Dilution of Precision (DOP) is a useful metric, (distinct from a confidence interval on a state variable). DOP's come in several flavors and are a product of the geometry of the satellites relative to the receiver. DOP's are improved when the angles between satellites are as large as possible.

Some answers have mentioned numbers of satellites. In your case, your receiver's view was likely limited to satellites it could see out your, and perhaps a neighboring window, limiting the angles to a single side of the aircraft and probably less than a quarter sphere. Your DOP is poor in this situation as compared to having open sky above you.

One thing you have going for you is that speed for GPS is essentially derived from successive position solutions. While this makes the information inherently latent, it has the advantage of not being affected by steady position biases.

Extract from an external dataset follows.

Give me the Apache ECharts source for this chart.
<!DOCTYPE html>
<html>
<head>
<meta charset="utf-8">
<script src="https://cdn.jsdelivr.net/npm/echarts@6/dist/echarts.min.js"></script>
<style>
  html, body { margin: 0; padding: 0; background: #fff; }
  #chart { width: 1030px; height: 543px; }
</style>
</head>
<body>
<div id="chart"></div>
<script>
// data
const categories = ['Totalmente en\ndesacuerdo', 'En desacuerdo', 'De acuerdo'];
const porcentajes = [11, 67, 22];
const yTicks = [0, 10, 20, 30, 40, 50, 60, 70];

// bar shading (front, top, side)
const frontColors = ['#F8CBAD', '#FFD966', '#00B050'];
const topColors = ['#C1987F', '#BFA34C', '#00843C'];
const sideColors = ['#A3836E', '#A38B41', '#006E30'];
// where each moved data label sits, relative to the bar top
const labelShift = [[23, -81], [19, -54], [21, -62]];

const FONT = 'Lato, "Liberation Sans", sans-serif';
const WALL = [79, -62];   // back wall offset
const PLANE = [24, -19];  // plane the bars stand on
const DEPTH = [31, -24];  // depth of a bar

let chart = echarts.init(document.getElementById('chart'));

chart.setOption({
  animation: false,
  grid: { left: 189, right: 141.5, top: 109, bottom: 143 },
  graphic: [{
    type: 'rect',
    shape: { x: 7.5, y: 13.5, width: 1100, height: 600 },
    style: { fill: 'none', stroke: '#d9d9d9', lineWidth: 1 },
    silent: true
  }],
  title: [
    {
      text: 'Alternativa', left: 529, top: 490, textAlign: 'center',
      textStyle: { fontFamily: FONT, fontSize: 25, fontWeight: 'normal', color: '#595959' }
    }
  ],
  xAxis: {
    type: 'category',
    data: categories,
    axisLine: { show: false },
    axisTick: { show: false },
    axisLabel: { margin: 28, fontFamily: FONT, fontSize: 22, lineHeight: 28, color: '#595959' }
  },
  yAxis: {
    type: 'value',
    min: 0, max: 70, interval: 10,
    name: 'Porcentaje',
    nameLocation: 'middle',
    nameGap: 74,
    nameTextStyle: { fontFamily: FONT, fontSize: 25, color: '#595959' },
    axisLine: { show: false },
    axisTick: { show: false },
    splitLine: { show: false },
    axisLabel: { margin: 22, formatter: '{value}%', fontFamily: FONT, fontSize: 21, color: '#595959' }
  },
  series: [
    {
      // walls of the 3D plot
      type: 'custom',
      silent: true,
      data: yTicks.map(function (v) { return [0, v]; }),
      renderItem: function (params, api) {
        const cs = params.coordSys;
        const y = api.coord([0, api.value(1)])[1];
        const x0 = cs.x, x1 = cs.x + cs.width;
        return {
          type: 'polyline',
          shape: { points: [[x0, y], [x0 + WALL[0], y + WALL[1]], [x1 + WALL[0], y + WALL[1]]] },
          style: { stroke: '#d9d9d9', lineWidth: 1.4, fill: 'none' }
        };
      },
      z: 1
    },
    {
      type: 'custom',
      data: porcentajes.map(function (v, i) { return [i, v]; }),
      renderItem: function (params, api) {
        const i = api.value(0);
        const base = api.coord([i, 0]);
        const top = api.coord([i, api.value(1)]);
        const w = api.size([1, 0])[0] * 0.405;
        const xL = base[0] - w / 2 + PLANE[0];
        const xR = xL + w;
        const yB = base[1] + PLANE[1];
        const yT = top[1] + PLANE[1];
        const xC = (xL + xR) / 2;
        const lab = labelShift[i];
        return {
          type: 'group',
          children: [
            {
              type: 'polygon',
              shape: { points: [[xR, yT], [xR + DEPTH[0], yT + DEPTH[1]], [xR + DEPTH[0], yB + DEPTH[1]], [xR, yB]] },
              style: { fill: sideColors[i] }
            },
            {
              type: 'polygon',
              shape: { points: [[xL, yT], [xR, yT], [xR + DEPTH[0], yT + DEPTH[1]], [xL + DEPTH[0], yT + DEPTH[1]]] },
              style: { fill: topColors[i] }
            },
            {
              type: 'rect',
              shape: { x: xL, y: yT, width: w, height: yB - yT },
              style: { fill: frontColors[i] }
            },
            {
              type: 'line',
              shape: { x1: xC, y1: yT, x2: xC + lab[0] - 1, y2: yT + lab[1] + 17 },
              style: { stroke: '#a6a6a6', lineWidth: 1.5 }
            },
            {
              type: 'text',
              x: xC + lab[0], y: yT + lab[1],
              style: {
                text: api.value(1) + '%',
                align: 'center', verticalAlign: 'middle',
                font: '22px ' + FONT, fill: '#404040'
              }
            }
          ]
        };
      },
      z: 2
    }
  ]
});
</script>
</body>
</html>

I suppose I'll end my answer by circling back to my opening statement: What are you hoping to use the speed information for?

• In cruising flight, your phone's solution will be very good for indicating your speed over the ground.
• Your question mentioned measuring landing: expect several seconds of latency if you are curious about speed at touchdown.
• Another question may deal with airspeed, for which your phone's GPS cannot help you. GPS is often combined with an airdata system for a more complete navigation solution which may include indicated airspeed, true airspeed, wind speed, density and pressure altitudes, and other parameters used in aircraft control and performance calculations.

Answer 4

Scott Kinder, a 737 pilot, answered this on Quora:

No way to give you a precise answer. Every aircraft lands at a different indicated speed based on flaps setting, their weight, and what the pressure altitude of the airport is. Also throw in wind corrections we make to the final approach speeds.

So say a normal 30 flap landing, with calm winds. My approach speed may be 150 knots (173 mph). At sea level, indicated airspeed is close to true airspeed, that means when I touch down it’s around 173 mph. Now throw me up to Denver International. At that altitude, my 150 knots approach speed is actually a TAS of 166 knots, so now I’m touching down around 190 mph.

173 mph = 278 kph 190 mph = 305 kph

S0 420 kph seems on the high side (260mph)

Tablet speed is questionable. Did you look to see how many GPS satellites it was receiving at the time? The external GPS antenna on the plane would see ~10 when near the ground (mine on the wing of my small plane sees 9-10 most of the time).